Cartesian Plane: Plotting
Plotting Points
Key Terms
- x-axis
- the horizontal number line on the Cartesian plane
- y-axis
- the vertical number line on the Cartesian plane
- origin
- the point (0, 0) where the x-axis and y-axis cross
- coordinate
- a pair of numbers written as (x, y) that describes the exact position of a point on the plane
- quadrant
- one of the four regions of the Cartesian plane, formed when the x-axis and y-axis divide the plane
The Grid
The Cartesian plane is made of two number lines that cross at zero. We call this center point the Origin (0, 0).
- The horizontal (left-right) line is the x-axis.
- The vertical (up-down) line is the y-axis.
How to Plot Coordinates (x, y)
Coordinates are always written as a pair in brackets: (x, y).
- First number (x): Move left (negative) or right (positive).

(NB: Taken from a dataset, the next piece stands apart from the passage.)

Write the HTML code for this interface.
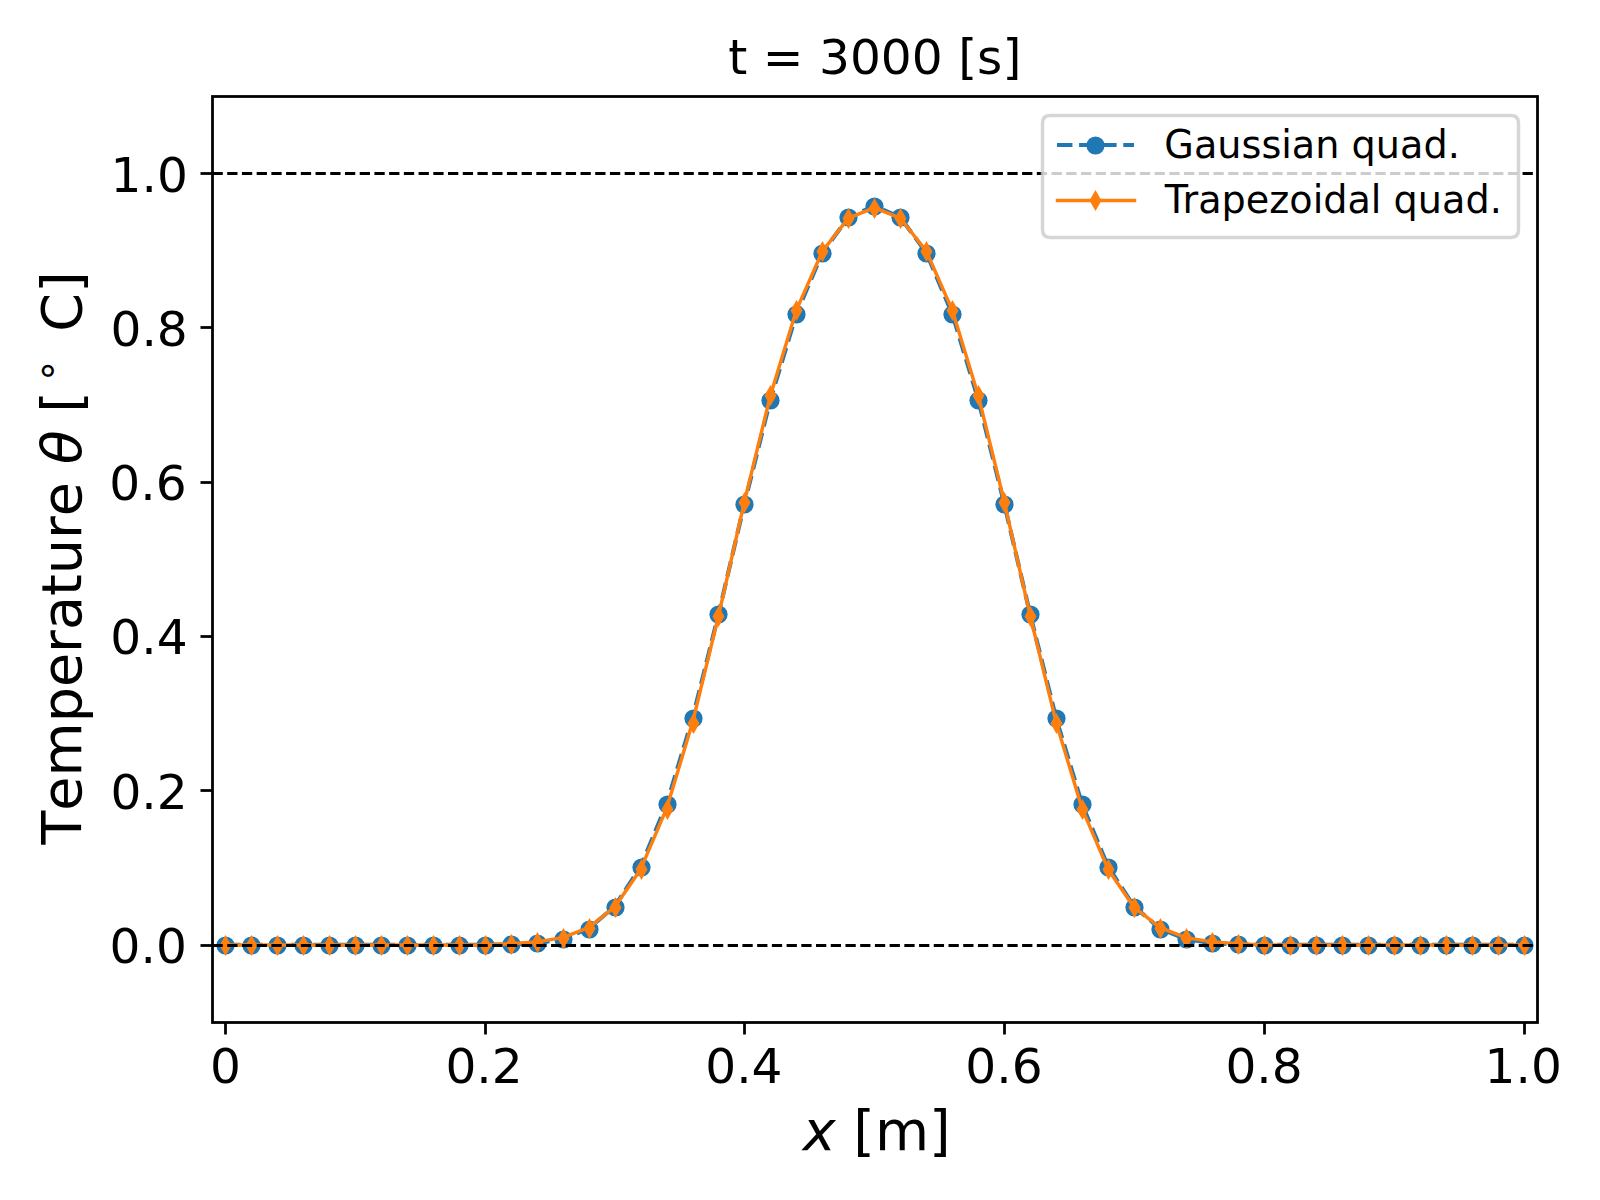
<!DOCTYPE html>
<html lang="en"><head><meta charset="utf-8"><title>t = 3000 [s]</title>
<style>
html,body{margin:0;padding:0;background:#fff;}
body{width:1600px;height:1200px;overflow:hidden;}
svg{display:block;}
text{font-family:"DejaVu Sans","Liberation Sans",sans-serif;fill:#000;}
.tk{font-size:48.61px;}
.lb{font-size:55.56px;}
.lg{font-size:38.19px;}
.it{font-style:oblique;}
</style></head>
<body>
<svg width="1600" height="1200" viewBox="0 0 1600 1200">
<rect x="0" y="0" width="1600" height="1200" fill="#fff"/>
<g>
<polyline points="224.94,944.78 250.92,944.78 276.9,944.78 302.87,944.78 328.85,944.78 354.82,944.78 380.8,944.78 406.78,944.78 432.75,944.78 458.73,944.78 484.7,944.75 510.68,944.4 536.66,943.15 562.63,939.02 588.61,928.6 614.58,906.6 640.56,866.84 666.54,804.4 692.51,718.4 718.49,614.4 744.46,503.6 770.44,399.6 796.42,313.79 822.39,252.73 848.37,217.4 874.34,206 900.32,217.4 926.3,252.73 952.27,313.79 978.25,399.6 1004.22,503.6 1030.2,614.4 1056.18,718.4 1082.15,804.4 1108.13,866.84 1134.1,906.6 1160.08,928.6 1186.06,939.02 1212.03,943.15 1238.01,944.4 1263.98,944.75 1289.96,944.78 1315.94,944.78 1341.91,944.78 1367.89,944.78 1393.86,944.78 1419.84,944.78 1445.82,944.78 1471.79,944.78 1497.77,944.78 1523.74,944.78" fill="none" stroke="#1f77b4" stroke-width="4.17" stroke-dasharray="15.42 6.67" stroke-linejoin="round"/>
<g fill="#1f77b4">
<circle cx="225.5" cy="945.5" r="9.12"/><circle cx="251.5" cy="945.5" r="9.12"/><circle cx="277.5" cy="945.5" r="9.12"/><circle cx="303.5" cy="945.5" r="9.12"/><circle cx="329.5" cy="945.5" r="9.12"/><circle cx="355.5" cy="945.5" r="9.12"/><circle cx="381.5" cy="945.5" r="9.12"/><circle cx="407.5" cy="945.5" r="9.12"/><circle cx="433.5" cy="945.5" r="9.12"/><circle cx="459.5" cy="945.5" r="9.12"/><circle cx="485.5" cy="945.5" r="9.12"/><circle cx="511.5" cy="944.5" r="9.12"/><circle cx="537.5" cy="943.5" r="9.12"/><circle cx="563.5" cy="939.5" r="9.12"/><circle cx="589.5" cy="929.5" r="9.12"/><circle cx="615.5" cy="907.5" r="9.12"/><circle cx="641.5" cy="867.5" r="9.12"/><circle cx="667.5" cy="804.5" r="9.12"/><circle cx="693.5" cy="718.5" r="9.12"/><circle cx="718.5" cy="614.5" r="9.12"/><circle cx="744.5" cy="504.5" r="9.12"/><circle cx="770.5" cy="400.5" r="9.12"/><circle cx="796.5" cy="314.5" r="9.12"/><circle cx="822.5" cy="253.5" r="9.12"/><circle cx="848.5" cy="217.5" r="9.12"/><circle cx="874.5" cy="206.5" r="9.12"/><circle cx="900.5" cy="217.5" r="9.12"/><circle cx="926.5" cy="253.5" r="9.12"/><circle cx="952.5" cy="314.5" r="9.12"/><circle cx="978.5" cy="400.5" r="9.12"/><circle cx="1004.5" cy="504.5" r="9.12"/><circle cx="1030.5" cy="614.5" r="9.12"/><circle cx="1056.5" cy="718.5" r="9.12"/><circle cx="1082.5" cy="804.5" r="9.12"/><circle cx="1108.5" cy="867.5" r="9.12"/><circle cx="1134.5" cy="907.5" r="9.12"/><circle cx="1160.5" cy="929.5" r="9.12"/><circle cx="1186.5" cy="939.5" r="9.12"/><circle cx="1212.5" cy="943.5" r="9.12"/><circle cx="1238.5" cy="944.5" r="9.12"/><circle cx="1264.5" cy="945.5" r="9.12"/><circle cx="1290.5" cy="945.5" r="9.12"/><circle cx="1316.5" cy="945.5" r="9.12"/><circle cx="1342.5" cy="945.5" r="9.12"/><circle cx="1368.5" cy="945.5" r="9.12"/><circle cx="1394.5" cy="945.5" r="9.12"/><circle cx="1420.5" cy="945.5" r="9.12"/><circle cx="1446.5" cy="945.5" r="9.12"/><circle cx="1472.5" cy="945.5" r="9.12"/><circle cx="1498.5" cy="945.5" r="9.12"/><circle cx="1524.5" cy="945.5" r="9.12"/>
</g>
<polyline points="224.94,944.93 250.92,944.93 276.9,944.93 302.87,944.93 328.85,944.93 354.82,944.93 380.8,944.93 406.78,944.93 432.75,944.93 458.73,944.93 484.7,944.9 510.68,943.67 536.66,941.88 562.63,937.6 588.61,927.72 614.58,907.17 640.56,869.4 666.54,808.67 692.51,722.6 718.49,615.96 744.46,501.65 770.44,395.4 796.42,310.11 822.39,251.23 848.37,218.08 874.34,207.6 900.32,218.08 926.3,251.23 952.27,310.11 978.25,395.4 1004.22,501.65 1030.2,615.96 1056.18,722.6 1082.15,808.67 1108.13,869.4 1134.1,907.17 1160.08,927.72 1186.06,937.6 1212.03,941.88 1238.01,943.67 1263.98,944.9 1289.96,944.93 1315.94,944.93 1341.91,944.93 1367.89,944.93 1393.86,944.93 1419.84,944.93 1445.82,944.93 1471.79,944.93 1497.77,944.93 1523.74,944.93" fill="none" stroke="#ff7f0e" stroke-width="3.47" stroke-linejoin="round" stroke-linecap="square"/>
<g fill="#ff7f0e" stroke="#ff7f0e" stroke-width="3.47" stroke-linejoin="miter" stroke-miterlimit="10">
<path d="M225.5,938.5 L229.53,945.5 L225.5,952.5 L221.47,945.5 Z"/><path d="M251.5,938.5 L255.53,945.5 L251.5,952.5 L247.47,945.5 Z"/><path d="M277.5,938.5 L281.53,945.5 L277.5,952.5 L273.47,945.5 Z"/><path d="M303.5,938.5 L307.53,945.5 L303.5,952.5 L299.47,945.5 Z"/><path d="M329.5,938.5 L333.53,945.5 L329.5,952.5 L325.47,945.5 Z"/><path d="M355.5,938.5 L359.53,945.5 L355.5,952.5 L351.47,945.5 Z"/><path d="M381.5,938.5 L385.53,945.5 L381.5,952.5 L377.47,945.5 Z"/><path d="M407.5,938.5 L411.53,945.5 L407.5,952.5 L403.47,945.5 Z"/><path d="M433.5,938.5 L437.53,945.5 L433.5,952.5 L429.47,945.5 Z"/><path d="M459.5,938.5 L463.53,945.5 L459.5,952.5 L455.47,945.5 Z"/><path d="M485.5,938.5 L489.53,945.5 L485.5,952.5 L481.47,945.5 Z"/><path d="M511.5,937.5 L515.53,944.5 L511.5,951.5 L507.47,944.5 Z"/><path d="M537.5,935.5 L541.53,942.5 L537.5,949.5 L533.47,942.5 Z"/><path d="M563.5,931.5 L567.53,938.5 L563.5,945.5 L559.47,938.5 Z"/><path d="M589.5,921.5 L593.53,928.5 L589.5,935.5 L585.47,928.5 Z"/><path d="M615.5,900.5 L619.53,907.5 L615.5,914.5 L611.47,907.5 Z"/><path d="M641.5,862.5 L645.53,869.5 L641.5,876.5 L637.47,869.5 Z"/><path d="M667.5,802.5 L671.53,809.5 L667.5,816.5 L663.47,809.5 Z"/><path d="M693.5,716.5 L697.53,723.5 L693.5,730.5 L689.47,723.5 Z"/><path d="M718.5,609.5 L722.53,616.5 L718.5,623.5 L714.47,616.5 Z"/><path d="M744.5,495.5 L748.53,502.5 L744.5,509.5 L740.47,502.5 Z"/><path d="M770.5,388.5 L774.53,395.5 L770.5,402.5 L766.47,395.5 Z"/><path d="M796.5,303.5 L800.53,310.5 L796.5,317.5 L792.47,310.5 Z"/><path d="M822.5,244.5 L826.53,251.5 L822.5,258.5 L818.47,251.5 Z"/><path d="M848.5,211.5 L852.53,218.5 L848.5,225.5 L844.47,218.5 Z"/><path d="M874.5,201.5 L878.53,208.5 L874.5,215.5 L870.47,208.5 Z"/><path d="M900.5,211.5 L904.53,218.5 L900.5,225.5 L896.47,218.5 Z"/><path d="M926.5,244.5 L930.53,251.5 L926.5,258.5 L922.47,251.5 Z"/><path d="M952.5,303.5 L956.53,310.5 L952.5,317.5 L948.47,310.5 Z"/><path d="M978.5,388.5 L982.53,395.5 L978.5,402.5 L974.47,395.5 Z"/><path d="M1004.5,495.5 L1008.53,502.5 L1004.5,509.5 L1000.47,502.5 Z"/><path d="M1030.5,609.5 L1034.53,616.5 L1030.5,623.5 L1026.47,616.5 Z"/><path d="M1056.5,716.5 L1060.53,723.5 L1056.5,730.5 L1052.47,723.5 Z"/><path d="M1082.5,802.5 L1086.53,809.5 L1082.5,816.5 L1078.47,809.5 Z"/><path d="M1108.5,862.5 L1112.53,869.5 L1108.5,876.5 L1104.47,869.5 Z"/><path d="M1134.5,900.5 L1138.53,907.5 L1134.5,914.5 L1130.47,907.5 Z"/><path d="M1160.5,921.5 L1164.53,928.5 L1160.5,935.5 L1156.47,928.5 Z"/><path d="M1186.5,931.5 L1190.53,938.5 L1186.5,945.5 L1182.47,938.5 Z"/><path d="M1212.5,935.5 L1216.53,942.5 L1212.5,949.5 L1208.47,942.5 Z"/><path d="M1238.5,937.5 L1242.53,944.5 L1238.5,951.5 L1234.47,944.5 Z"/><path d="M1264.5,938.5 L1268.53,945.5 L1264.5,952.5 L1260.47,945.5 Z"/><path d="M1290.5,938.5 L1294.53,945.5 L1290.5,952.5 L1286.47,945.5 Z"/><path d="M1316.5,938.5 L1320.53,945.5 L1316.5,952.5 L1312.47,945.5 Z"/><path d="M1342.5,938.5 L1346.53,945.5 L1342.5,952.5 L1338.47,945.5 Z"/><path d="M1368.5,938.5 L1372.53,945.5 L1368.5,952.5 L1364.47,945.5 Z"/><path d="M1394.5,938.5 L1398.53,945.5 L1394.5,952.5 L1390.47,945.5 Z"/><path d="M1420.5,938.5 L1424.53,945.5 L1420.5,952.5 L1416.47,945.5 Z"/><path d="M1446.5,938.5 L1450.53,945.5 L1446.5,952.5 L1442.47,945.5 Z"/><path d="M1472.5,938.5 L1476.53,945.5 L1472.5,952.5 L1468.47,945.5 Z"/><path d="M1498.5,938.5 L1502.53,945.5 L1498.5,952.5 L1494.47,945.5 Z"/><path d="M1524.5,938.5 L1528.53,945.5 L1524.5,952.5 L1520.47,945.5 Z"/>
</g>
<line x1="212.5" y1="945.5" x2="1537.5" y2="945.5" stroke="#000" stroke-width="2.78" stroke-dasharray="10.28 4.44"/>
<line x1="212.5" y1="173.5" x2="1537.5" y2="173.5" stroke="#000" stroke-width="2.78" stroke-dasharray="10.28 4.44"/>
</g>
<g stroke="#000" stroke-width="2.78" fill="none">
<line x1="225.5" y1="1022.5" x2="225.5" y2="1034.5"/><line x1="485.5" y1="1022.5" x2="485.5" y2="1034.5"/><line x1="744.5" y1="1022.5" x2="744.5" y2="1034.5"/><line x1="1004.5" y1="1022.5" x2="1004.5" y2="1034.5"/><line x1="1264.5" y1="1022.5" x2="1264.5" y2="1034.5"/><line x1="1524.5" y1="1022.5" x2="1524.5" y2="1034.5"/><line x1="200.5" y1="945.5" x2="212.5" y2="945.5"/><line x1="200.5" y1="790.5" x2="212.5" y2="790.5"/><line x1="200.5" y1="636.5" x2="212.5" y2="636.5"/><line x1="200.5" y1="482.5" x2="212.5" y2="482.5"/><line x1="200.5" y1="327.5" x2="212.5" y2="327.5"/><line x1="200.5" y1="173.5" x2="212.5" y2="173.5"/>
<rect x="212.5" y="96.5" width="1325" height="926" stroke-linejoin="miter"/>
</g>
<g class="tk" text-anchor="middle">
<text x="225.39" y="1082.99">0</text><text x="484.04" y="1082.99">0.2</text><text x="743.87" y="1082.99">0.4</text><text x="1003.92" y="1082.99">0.6</text><text x="1264.08" y="1082.99">0.8</text><text x="1523.16" y="1082.99">1.0</text>
</g>
<g class="tk" text-anchor="end">
<text x="186.89" y="963.07">0.0</text><text x="187.69" y="808.77">0.2</text><text x="187.59" y="654.47">0.4</text><text x="186.59" y="500.17">0.6</text><text x="187.79" y="345.87">0.8</text><text x="187.89" y="191.57">1.0</text>
</g>
<text class="tk" text-anchor="middle" x="874.84" y="74.12">t = 3000 [s]</text>
<text class="lb" x="802.7" y="1150.37"><tspan class="it">x</tspan> <tspan x="853.24">[m]</tspan></text>
<g transform="translate(81.23 844.57) rotate(-90)"><text class="lb" x="0" y="0"><tspan x="0 33.94 68.12 122.23 157.5 191.68 214.52 248.56 270.35 305.56 328.4">Temperature</tspan> <tspan class="it" x="380.24">θ</tspan> <tspan x="431.88">[</tspan><tspan x="461.67" dy="-21.26" font-size="38.89">∘</tspan> <tspan x="512.77" dy="21.26">C]</tspan></text></g>
<path d="M1050.14,237.5 L1510.86,237.5 Q1518.5,237.5 1518.5,229.86 L1518.5,123.14 Q1518.5,115.5 1510.86,115.5 L1050.14,115.5 Q1042.5,115.5 1042.5,123.14 L1042.5,229.86 Q1042.5,237.5 1050.14,237.5 Z" fill="#fff" fill-opacity="0.8" stroke="#ccc" stroke-opacity="0.8" stroke-width="3.47" stroke-linejoin="miter"/>
<line x1="1057" y1="145" x2="1134" y2="145" stroke="#1f77b4" stroke-width="4.17" stroke-dasharray="15.42 6.67"/>
<circle cx="1095.5" cy="145.5" r="9.12" fill="#1f77b4"/>
<line x1="1057.5" y1="200.5" x2="1134.5" y2="200.5" stroke="#ff7f0e" stroke-width="3.47" stroke-linecap="square"/>
<path d="M1095.5,193.5 L1099.53,200.5 L1095.5,207.5 L1091.47,200.5 Z" fill="#ff7f0e" stroke="#ff7f0e" stroke-width="3.47" stroke-miterlimit="10"/>
<text class="lg" x="1164.34" y="158.4">Gaussian quad.</text>
<text class="lg" x="1164.74" y="213.4">Trapezoidal quad.</text>
</svg>
</body></html>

- Second number (y): Move down (negative) or up (positive).
Mnemonic: You must walk along the hall (x) before you can take the elevator up or down (y).
If a coordinate has a 0, the point sits directly on a line.
(5, 0) sits on the x-axis.
(0, 5) sits on the y-axis.
Worked Example
Plot the point (3, −2) on the Cartesian plane.
Step 1 — Start at the origin (0, 0).
Step 2 — The x-value is 3 (positive), so move 3 units to the right along the x-axis.
Step 3 — The y-value is −2 (negative), so move 2 units down from that position to reach the point (3, −2). Mark the point.
Remember: always move horizontally first (x), then vertically (y).
The Man Who Watched a Fly on the Ceiling
The Cartesian plane was invented by a French mathematician called René Descartes in the 1600s. The story goes that he was lying in bed, sick, watching a fly crawl across the ceiling. He realised he could describe exactly where the fly was at any moment by saying how far across and how far up it was from the corner of the ceiling. That simple insight created an entire branch of mathematics!
Today, every GPS system, every Google Maps location, every video game character position, and every graph you'll ever see in science uses Descartes' idea. When your phone tells you you're at a certain location, it's giving you coordinates — exactly like (x, y) on the Cartesian plane.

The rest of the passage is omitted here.